> [Data]:

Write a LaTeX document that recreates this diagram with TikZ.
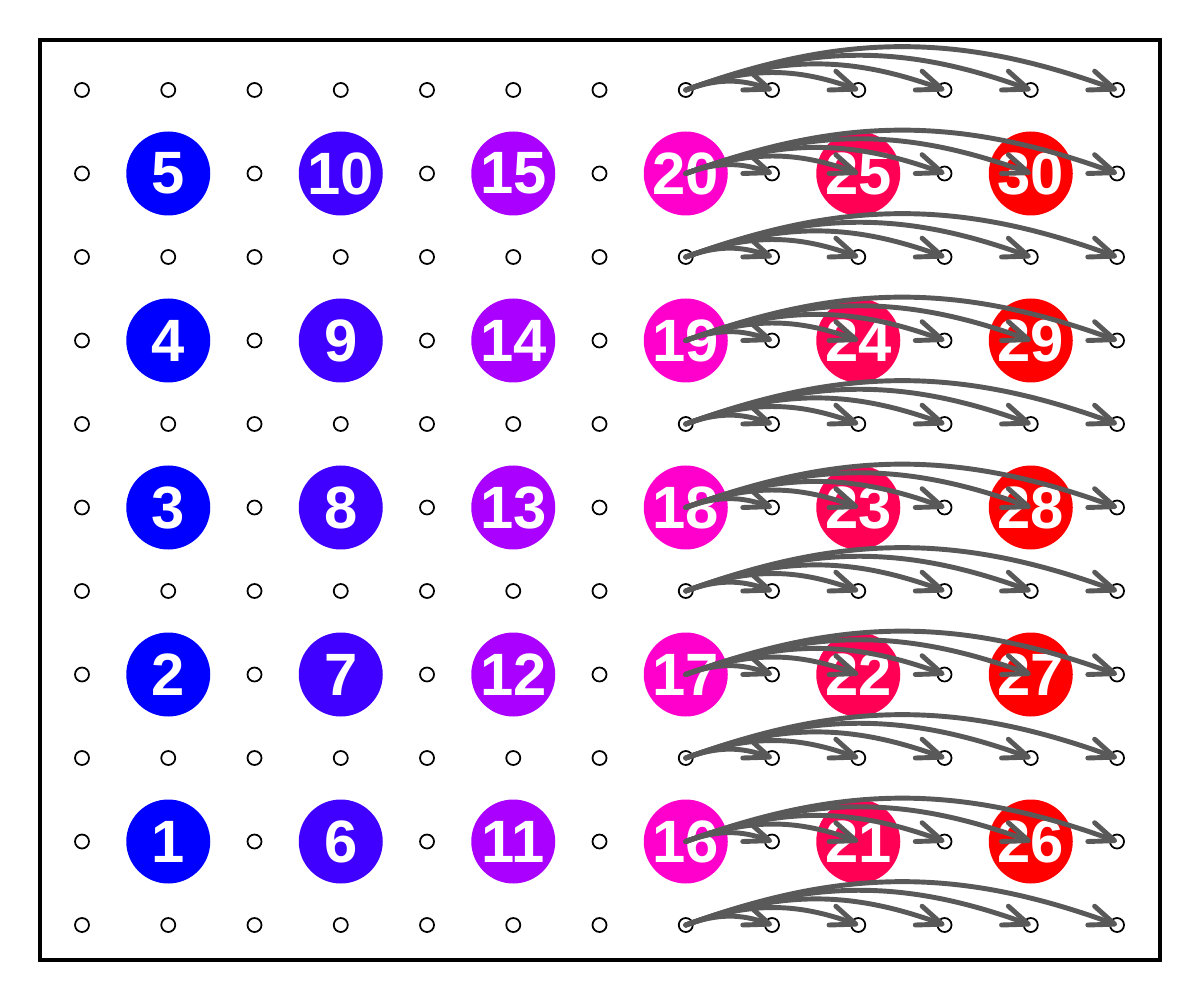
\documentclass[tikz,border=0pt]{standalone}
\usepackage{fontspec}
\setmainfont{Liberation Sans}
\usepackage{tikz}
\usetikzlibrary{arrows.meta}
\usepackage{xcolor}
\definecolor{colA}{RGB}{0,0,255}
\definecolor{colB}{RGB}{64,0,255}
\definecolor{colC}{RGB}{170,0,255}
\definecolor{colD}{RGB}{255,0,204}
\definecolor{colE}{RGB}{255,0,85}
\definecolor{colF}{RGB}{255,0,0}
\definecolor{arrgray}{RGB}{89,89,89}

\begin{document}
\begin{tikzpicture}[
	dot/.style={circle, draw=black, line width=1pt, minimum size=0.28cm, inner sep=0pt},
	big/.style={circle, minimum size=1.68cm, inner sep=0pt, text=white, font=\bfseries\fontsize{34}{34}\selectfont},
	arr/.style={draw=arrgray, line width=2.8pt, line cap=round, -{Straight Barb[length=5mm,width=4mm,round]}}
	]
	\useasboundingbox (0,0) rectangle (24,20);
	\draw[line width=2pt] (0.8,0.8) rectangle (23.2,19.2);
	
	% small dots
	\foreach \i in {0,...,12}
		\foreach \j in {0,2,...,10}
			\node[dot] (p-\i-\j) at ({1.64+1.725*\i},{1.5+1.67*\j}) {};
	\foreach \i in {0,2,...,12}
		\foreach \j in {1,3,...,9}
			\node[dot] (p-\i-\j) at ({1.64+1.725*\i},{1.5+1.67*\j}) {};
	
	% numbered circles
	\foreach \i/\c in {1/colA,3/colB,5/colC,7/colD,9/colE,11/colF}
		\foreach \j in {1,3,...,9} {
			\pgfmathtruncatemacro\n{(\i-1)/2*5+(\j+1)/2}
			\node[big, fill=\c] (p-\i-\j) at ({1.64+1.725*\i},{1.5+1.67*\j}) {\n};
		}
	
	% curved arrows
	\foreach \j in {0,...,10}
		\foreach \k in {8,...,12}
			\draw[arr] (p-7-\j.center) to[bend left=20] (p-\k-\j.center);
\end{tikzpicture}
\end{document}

> [Work to complete]: Print the whole listing above once more, word for word, without its pictures.

> [Worked solution]:
Write a LaTeX document that recreates this diagram with TikZ.
\documentclass[tikz,border=0pt]{standalone}
\usepackage{fontspec}
\setmainfont{Liberation Sans}
\usepackage{tikz}
\usetikzlibrary{arrows.meta}
\usepackage{xcolor}
\definecolor{colA}{RGB}{0,0,255}
\definecolor{colB}{RGB}{64,0,255}
\definecolor{colC}{RGB}{170,0,255}
\definecolor{colD}{RGB}{255,0,204}
\definecolor{colE}{RGB}{255,0,85}
\definecolor{colF}{RGB}{255,0,0}
\definecolor{arrgray}{RGB}{89,89,89}

\begin{document}
\begin{tikzpicture}[
	dot/.style={circle, draw=black, line width=1pt, minimum size=0.28cm, inner sep=0pt},
	big/.style={circle, minimum size=1.68cm, inner sep=0pt, text=white, font=\bfseries\fontsize{34}{34}\selectfont},
	arr/.style={draw=arrgray, line width=2.8pt, line cap=round, -{Straight Barb[length=5mm,width=4mm,round]}}
	]
	\useasboundingbox (0,0) rectangle (24,20);
	\draw[line width=2pt] (0.8,0.8) rectangle (23.2,19.2);
	
	% small dots
	\foreach \i in {0,...,12}
		\foreach \j in {0,2,...,10}
			\node[dot] (p-\i-\j) at ({1.64+1.725*\i},{1.5+1.67*\j}) {};
	\foreach \i in {0,2,...,12}
		\foreach \j in {1,3,...,9}
			\node[dot] (p-\i-\j) at ({1.64+1.725*\i},{1.5+1.67*\j}) {};
	
	% numbered circles
	\foreach \i/\c in {1/colA,3/colB,5/colC,7/colD,9/colE,11/colF}
		\foreach \j in {1,3,...,9} {
			\pgfmathtruncatemacro\n{(\i-1)/2*5+(\j+1)/2}
			\node[big, fill=\c] (p-\i-\j) at ({1.64+1.725*\i},{1.5+1.67*\j}) {\n};
		}
	
	% curved arrows
	\foreach \j in {0,...,10}
		\foreach \k in {8,...,12}
			\draw[arr] (p-7-\j.center) to[bend left=20] (p-\k-\j.center);
\end{tikzpicture}
\end{document}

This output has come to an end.